Because each ratio catches a different risk. The housing ratio prevents housing from taking too much of your income on its own. The total debt ratio prevents all debts combined from becoming unmanageable. If you have high car payments or other loans, the total debt ratio will usually be the limiting factor.
What if I do not know my taxes, insurance, or levies yet?
Leave them blank and the calculator will still work using a principal-and-interest-only estimate. That is useful for a quick check, but it can be optimistic. If you want a more realistic result, add a conservative monthly estimate for these costs once you have a rough idea.
My income is variable. What number should I use?
Use a cautious average. A common approach is to take a 6 to 12 month average and then reduce it slightly to build a buffer. The more uncertain your income, the more important it is to choose stricter ratios or include extra monthly room for error.
Does a longer loan term mean I can afford a more expensive home?

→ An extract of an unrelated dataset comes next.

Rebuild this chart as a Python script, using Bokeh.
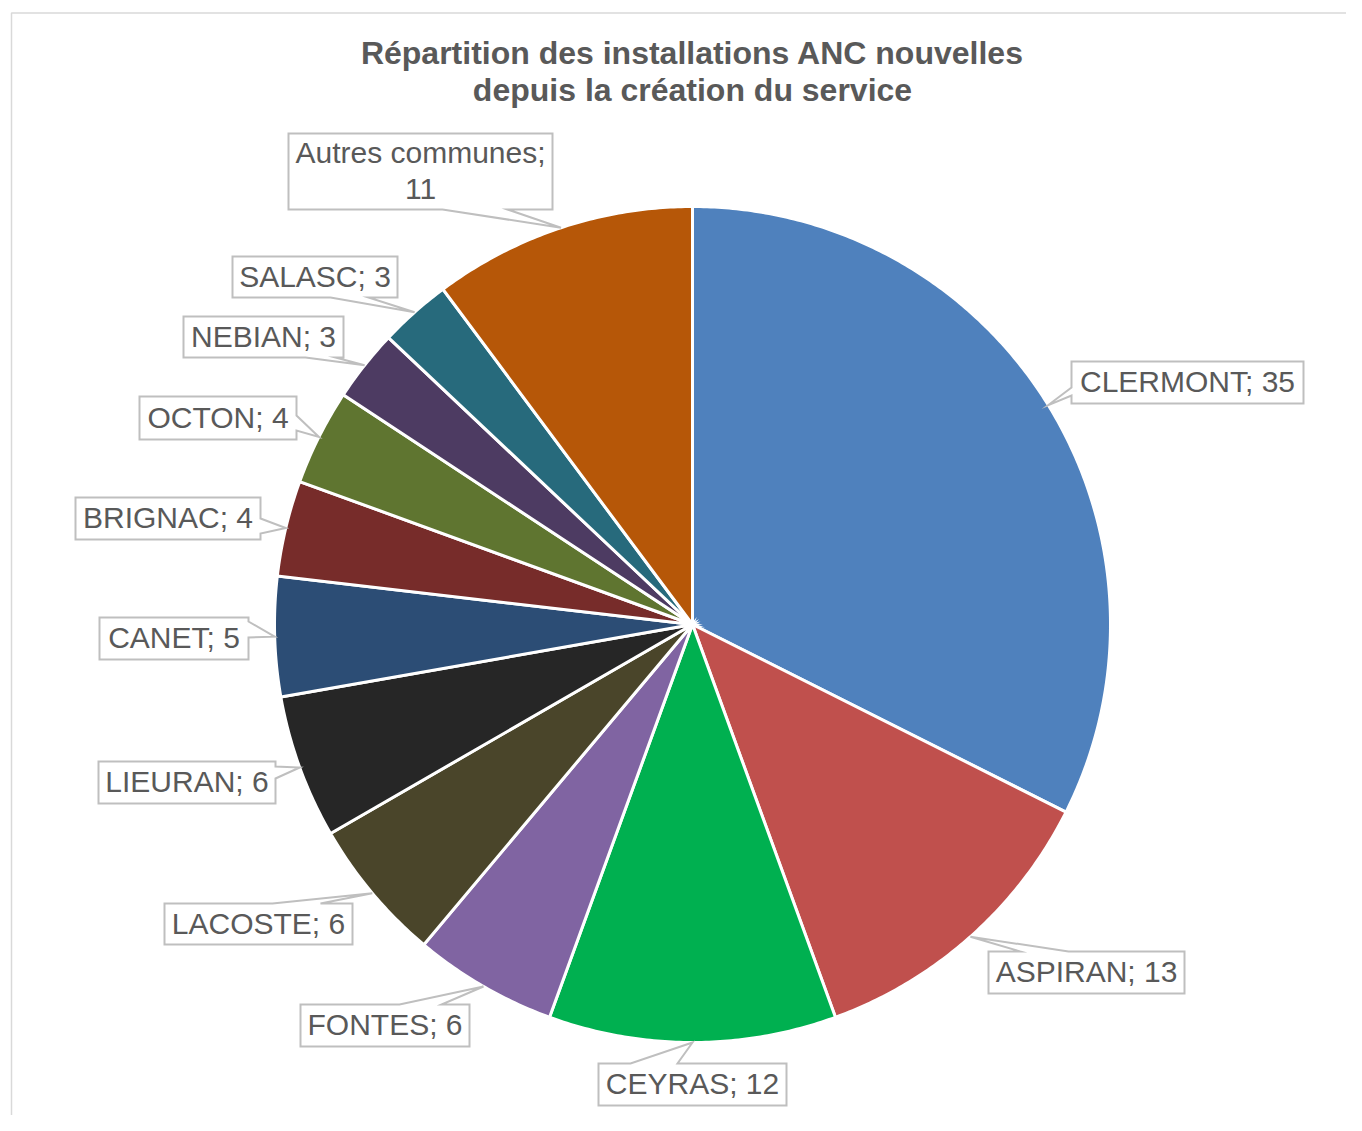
import numpy as np
from bokeh.plotting import figure
from bokeh.models import Range1d, ColumnDataSource
from bokeh.embed import file_html
from bokeh.resources import INLINE
from bokeh.core.properties import value

# ---------------- data ----------------
communes = ["CLERMONT", "ASPIRAN", "CEYRAS", "FONTES", "LACOSTE", "LIEURAN",
            "CANET", "BRIGNAC", "OCTON", "NEBIAN", "SALASC", "Autres communes"]
counts = [35, 13, 12, 6, 6, 6, 5, 4, 4, 3, 3, 11]
colors = ["#4F81BD", "#C0504D", "#00B050", "#8064A2", "#4A452A", "#262626",
          "#2C4D75", "#772C2A", "#5F7530", "#4D3B62", "#276A7C", "#B65708"]
title_lines = ["Répartition des installations ANC nouvelles",
               "depuis la création du service"]

# ---------------- layout (page pixels) ----------------
OFF = 0
W, H = 1346, 1115
CX, CY, R = 692 - OFF, 624 - OFF, 418

# callout boxes: (x0, y0, x1, y1), side of pointer, pointer base (two coords along side)
boxes = [
    ((1071, 361, 1303, 403), "l", (387, 395)),
    ((988, 951, 1184, 993), "t", (1020, 1068)),
    ((598, 1063, 786, 1105), "t", (630, 677)),
    ((300, 1004, 469, 1046), "t", (399, 441)),
    ((164, 903, 352, 944), "t", (272, 320)),
    ((98, 761, 275, 803), "r", (766, 778)),
    ((99, 617, 248, 659), "r", (621, 637)),
    ((75, 497, 260, 539), "r", (518, 533)),
    ((139, 396, 296, 439), "r", (415, 430)),
    ((183, 316, 343, 357), "b", (305, 335)),
    ((232, 256, 397, 297), "b", (330, 368)),
    ((288, 133, 552, 209), "b", (442, 507)),
]

p = figure(width=W, height=H, x_range=Range1d(0, W), y_range=Range1d(H, 0),
           output_backend="svg", toolbar_location=None, min_border=0,
           background_fill_color="white", border_fill_color="white")
p.outline_line_color = None
p.axis.visible = False
p.grid.visible = False

# chart frame
p.line(x=[11 - OFF, 11 - OFF, W + 20], y=[H + 20, 12.5 - OFF, 12.5 - OFF],
       line_color="#D9D9D9", line_width=1.5)

# wedges
total = float(sum(counts))
cum = np.concatenate([[0.0], np.cumsum(counts)]) / total * 2 * np.pi
xs, ys = [], []
mids = []
for i in range(len(counts)):
    a0, a1 = cum[i], cum[i + 1]
    n = max(8, int((a1 - a0) / (2 * np.pi) * 720))
    th = np.linspace(a0, a1, n)
    xs.append([CX] + list(CX + R * np.sin(th)))
    ys.append([CY] + list(CY - R * np.cos(th)))
    mids.append((a0 + a1) / 2)
p.patches(xs=xs, ys=ys, fill_color=colors, line_color="white", line_width=3,
          line_join="miter")

# callouts
cxs, cys, tx, ty, labels = [], [], [], [], []
for i, ((x0, y0, x1, y1), side, (b1, b2)) in enumerate(boxes):
    x0 -= OFF; x1 -= OFF; y0 -= OFF; y1 -= OFF
    b1 -= OFF; b2 -= OFF
    ax = CX + R * np.sin(mids[i])
    ay = CY - R * np.cos(mids[i])
    TL, TR, BR, BL = (x0, y0), (x1, y0), (x1, y1), (x0, y1)
    A = (ax, ay)
    if side == "t":
        pts = [TL, (b1, y0), A, (b2, y0), TR, BR, BL]
    elif side == "r":
        pts = [TL, TR, (x1, b1), A, (x1, b2), BR, BL]
    elif side == "b":
        pts = [TL, TR, BR, (b2, y1), A, (b1, y1), BL]
    else:
        pts = [TL, TR, BR, BL, (x0, b2), A, (x0, b1)]
    cxs.append([q[0] for q in pts])
    cys.append([q[1] for q in pts])
    tx.append((x0 + x1) / 2)
    ty.append((y0 + y1) / 2 - 1)
    if communes[i] == "Autres communes":
        labels.append(f"{communes[i]};\n{counts[i]}")
    else:
        labels.append(f"{communes[i]}; {counts[i]}")

p.patches(xs=cxs, ys=cys, fill_color="white", line_color="#BFBFBF",
          line_width=2, line_join="miter")

src = ColumnDataSource(dict(x=tx, y=ty, t=labels))
p.text(x="x", y="y", text="t", source=src, text_align="center",
       text_baseline="middle", text_font=value("Liberation Sans"),
       text_font_size="30px", text_color="#595959", text_line_height=1.1)

# title
p.text(x=[692 - OFF, 692 - OFF], y=[52 - OFF, 89 - OFF], text=title_lines,
       text_align="center", text_baseline="alphabetic",
       text_font=value("Liberation Sans"), text_font_style="bold",
       text_font_size="32px", text_color="#595959")

open("out.html", "w").write(file_html(p, INLINE))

Usually, yes, because a longer term lowers the monthly principal and interest payment for the same loan amount. The trade-off is that total interest paid over the life of the loan is typically higher. Affordability is about the monthly payment, but cost is about the total interest.
Why might a lender still reject a loan that “passes” here?
This tool only models income, debt payments, and the loan math. Lenders also assess credit history, proof of income stability, detailed expense patterns, policy limits, and sometimes stricter ratio thresholds. Use this as a budgeting baseline, then confirm with your lender or broker for underwriting-specific rules.